Information provided:
= = =
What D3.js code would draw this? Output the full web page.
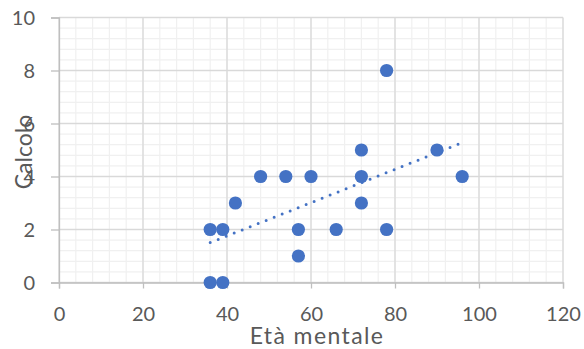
<!DOCTYPE html>
<html>
<head>
<meta charset="utf-8">
<script src="https://cdn.jsdelivr.net/npm/d3@7"></script>
<style>
  html, body { margin: 0; padding: 0; background: #fff; }
  svg { display: block; font-family: Lato, "Open Sans", sans-serif; }
</style>
</head>
<body>
<svg id="chart" width="584" height="349"></svg>
<script>
// Età mentale vs. Calcolo
const etaMentale = [36, 39, 36, 39, 42, 48, 54, 57, 57, 60, 66, 72, 72, 72, 78, 78, 90, 96];
const calcolo    = [ 0,  0,  2,  2,  3,  4,  4,  2,  1,  4,  2,  5,  4,  3,  8,  2,  5,  4];
const xTicks = [0, 20, 40, 60, 80, 100, 120];
const yTicks = [0, 2, 4, 6, 8, 10];
const xTitle = "Età mentale";
const yTitle = "Calcolo";

const points = etaMentale.map((x, i) => ({ x, y: calcolo[i] }));

const svg = d3.select("#chart");
const plotLeft = 59, plotRight = 563, plotTop = 17.5, plotBottom = 282.5;

const x = d3.scaleLinear().domain([0, 120]).range([plotLeft, plotRight]);
const y = d3.scaleLinear().domain([0, 10]).range([plotBottom, plotTop]);

// minor grid
const minorX = d3.range(0, 120.001, 4);
const minorY = d3.range(0, 10.001, 0.4);
const grid = svg.append("g");
grid.selectAll(".mx").data(minorX).join("line")
  .attr("x1", d => x(d)).attr("x2", d => x(d))
  .attr("y1", plotTop).attr("y2", plotBottom)
  .attr("stroke", "#f0f0f0").attr("stroke-width", 1.2);
grid.selectAll(".my").data(minorY).join("line")
  .attr("x1", plotLeft).attr("x2", plotRight)
  .attr("y1", d => y(d)).attr("y2", d => y(d))
  .attr("stroke", "#f0f0f0").attr("stroke-width", 1.2);

// major grid
grid.selectAll(".Mx").data(xTicks).join("line")
  .attr("x1", d => x(d)).attr("x2", d => x(d))
  .attr("y1", plotTop).attr("y2", plotBottom)
  .attr("stroke", "#d9d9d9").attr("stroke-width", 1.3);
grid.selectAll(".My").data(yTicks).join("line")
  .attr("x1", plotLeft).attr("x2", plotRight)
  .attr("y1", d => y(d)).attr("y2", d => y(d))
  .attr("stroke", "#d9d9d9").attr("stroke-width", 1.3);

// axes
const xAxis = svg.append("g")
  .attr("transform", `translate(0,${plotBottom})`)
  .call(d3.axisBottom(x).tickValues(xTicks).tickSize(6).tickPadding(18.5));
const yAxis = svg.append("g")
  .attr("transform", `translate(${plotLeft},0)`)
  .call(d3.axisLeft(y).tickValues(yTicks).tickSize(8).tickPadding(16));
[xAxis, yAxis].forEach(g => {
  g.select(".domain").attr("stroke", "#bfbfbf").attr("stroke-width", 1.3);
  g.selectAll(".tick line").attr("stroke", "#bfbfbf").attr("stroke-width", 1.3);
  g.selectAll(".tick text")
    .attr("fill", "#595959")
    .style("font-size", "20px")
    .style("font-family", "Lato, 'Open Sans', sans-serif");
});
yAxis.selectAll(".tick text").attr("dy", "0.35em");

// trendline (least squares)
const mx = d3.mean(etaMentale), my = d3.mean(calcolo);
const slope = d3.sum(points, p => (p.x - mx) * (p.y - my)) / d3.sum(points, p => (p.x - mx) ** 2);
const intercept = my - slope * mx;
const xr = d3.extent(etaMentale);
svg.append("line")
  .attr("x1", x(xr[0])).attr("y1", y(intercept + slope * xr[0]))
  .attr("x2", x(xr[1])).attr("y2", y(intercept + slope * xr[1]))
  .attr("stroke", "#4472c4").attr("stroke-width", 3)
  .attr("stroke-linecap", "round")
  .attr("stroke-dasharray", "0 8.6");

// points
svg.append("g").selectAll("circle").data(points).join("circle")
  .attr("cx", d => x(d.x)).attr("cy", d => y(d.y))
  .attr("r", 6.6).attr("fill", "#4472c4");

// axis titles
svg.append("text")
  .attr("x", 317).attr("y", 344)
  .attr("text-anchor", "middle")
  .attr("fill", "#595959")
  .style("font-size", "23px")
  .style("letter-spacing", "1.4px")
  .text(xTitle);
svg.append("text")
  .attr("transform", "translate(32,152) rotate(-90)")
  .attr("text-anchor", "middle")
  .attr("fill", "#595959")
  .style("font-size", "23px")
  .text(yTitle);
</script>
</body>
</html>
= = =
Directions:
Leave the images out, please, and restate each line word for word.

Solved problem:
What D3.js code would draw this? Output the full web page.
<!DOCTYPE html>
<html>
<head>
<meta charset="utf-8">
<script src="https://cdn.jsdelivr.net/npm/d3@7"></script>
<style>
  html, body { margin: 0; padding: 0; background: #fff; }
  svg { display: block; font-family: Lato, "Open Sans", sans-serif; }
</style>
</head>
<body>
<svg id="chart" width="584" height="349"></svg>
<script>
// Età mentale vs. Calcolo
const etaMentale = [36, 39, 36, 39, 42, 48, 54, 57, 57, 60, 66, 72, 72, 72, 78, 78, 90, 96];
const calcolo    = [ 0,  0,  2,  2,  3,  4,  4,  2,  1,  4,  2,  5,  4,  3,  8,  2,  5,  4];
const xTicks = [0, 20, 40, 60, 80, 100, 120];
const yTicks = [0, 2, 4, 6, 8, 10];
const xTitle = "Età mentale";
const yTitle = "Calcolo";

const points = etaMentale.map((x, i) => ({ x, y: calcolo[i] }));

const svg = d3.select("#chart");
const plotLeft = 59, plotRight = 563, plotTop = 17.5, plotBottom = 282.5;

const x = d3.scaleLinear().domain([0, 120]).range([plotLeft, plotRight]);
const y = d3.scaleLinear().domain([0, 10]).range([plotBottom, plotTop]);

// minor grid
const minorX = d3.range(0, 120.001, 4);
const minorY = d3.range(0, 10.001, 0.4);
const grid = svg.append("g");
grid.selectAll(".mx").data(minorX).join("line")
  .attr("x1", d => x(d)).attr("x2", d => x(d))
  .attr("y1", plotTop).attr("y2", plotBottom)
  .attr("stroke", "#f0f0f0").attr("stroke-width", 1.2);
grid.selectAll(".my").data(minorY).join("line")
  .attr("x1", plotLeft).attr("x2", plotRight)
  .attr("y1", d => y(d)).attr("y2", d => y(d))
  .attr("stroke", "#f0f0f0").attr("stroke-width", 1.2);

// major grid
grid.selectAll(".Mx").data(xTicks).join("line")
  .attr("x1", d => x(d)).attr("x2", d => x(d))
  .attr("y1", plotTop).attr("y2", plotBottom)
  .attr("stroke", "#d9d9d9").attr("stroke-width", 1.3);
grid.selectAll(".My").data(yTicks).join("line")
  .attr("x1", plotLeft).attr("x2", plotRight)
  .attr("y1", d => y(d)).attr("y2", d => y(d))
  .attr("stroke", "#d9d9d9").attr("stroke-width", 1.3);

// axes
const xAxis = svg.append("g")
  .attr("transform", `translate(0,${plotBottom})`)
  .call(d3.axisBottom(x).tickValues(xTicks).tickSize(6).tickPadding(18.5));
const yAxis = svg.append("g")
  .attr("transform", `translate(${plotLeft},0)`)
  .call(d3.axisLeft(y).tickValues(yTicks).tickSize(8).tickPadding(16));
[xAxis, yAxis].forEach(g => {
  g.select(".domain").attr("stroke", "#bfbfbf").attr("stroke-width", 1.3);
  g.selectAll(".tick line").attr("stroke", "#bfbfbf").attr("stroke-width", 1.3);
  g.selectAll(".tick text")
    .attr("fill", "#595959")
    .style("font-size", "20px")
    .style("font-family", "Lato, 'Open Sans', sans-serif");
});
yAxis.selectAll(".tick text").attr("dy", "0.35em");

// trendline (least squares)
const mx = d3.mean(etaMentale), my = d3.mean(calcolo);
const slope = d3.sum(points, p => (p.x - mx) * (p.y - my)) / d3.sum(points, p => (p.x - mx) ** 2);
const intercept = my - slope * mx;
const xr = d3.extent(etaMentale);
svg.append("line")
  .attr("x1", x(xr[0])).attr("y1", y(intercept + slope * xr[0]))
  .attr("x2", x(xr[1])).attr("y2", y(intercept + slope * xr[1]))
  .attr("stroke", "#4472c4").attr("stroke-width", 3)
  .attr("stroke-linecap", "round")
  .attr("stroke-dasharray", "0 8.6");

// points
svg.append("g").selectAll("circle").data(points).join("circle")
  .attr("cx", d => x(d.x)).attr("cy", d => y(d.y))
  .attr("r", 6.6).attr("fill", "#4472c4");

// axis titles
svg.append("text")
  .attr("x", 317).attr("y", 344)
  .attr("text-anchor", "middle")
  .attr("fill", "#595959")
  .style("font-size", "23px")
  .style("letter-spacing", "1.4px")
  .text(xTitle);
svg.append("text")
  .attr("transform", "translate(32,152) rotate(-90)")
  .attr("text-anchor", "middle")
  .attr("fill", "#595959")
  .style("font-size", "23px")
  .text(yTitle);
</script>
</body>
</html>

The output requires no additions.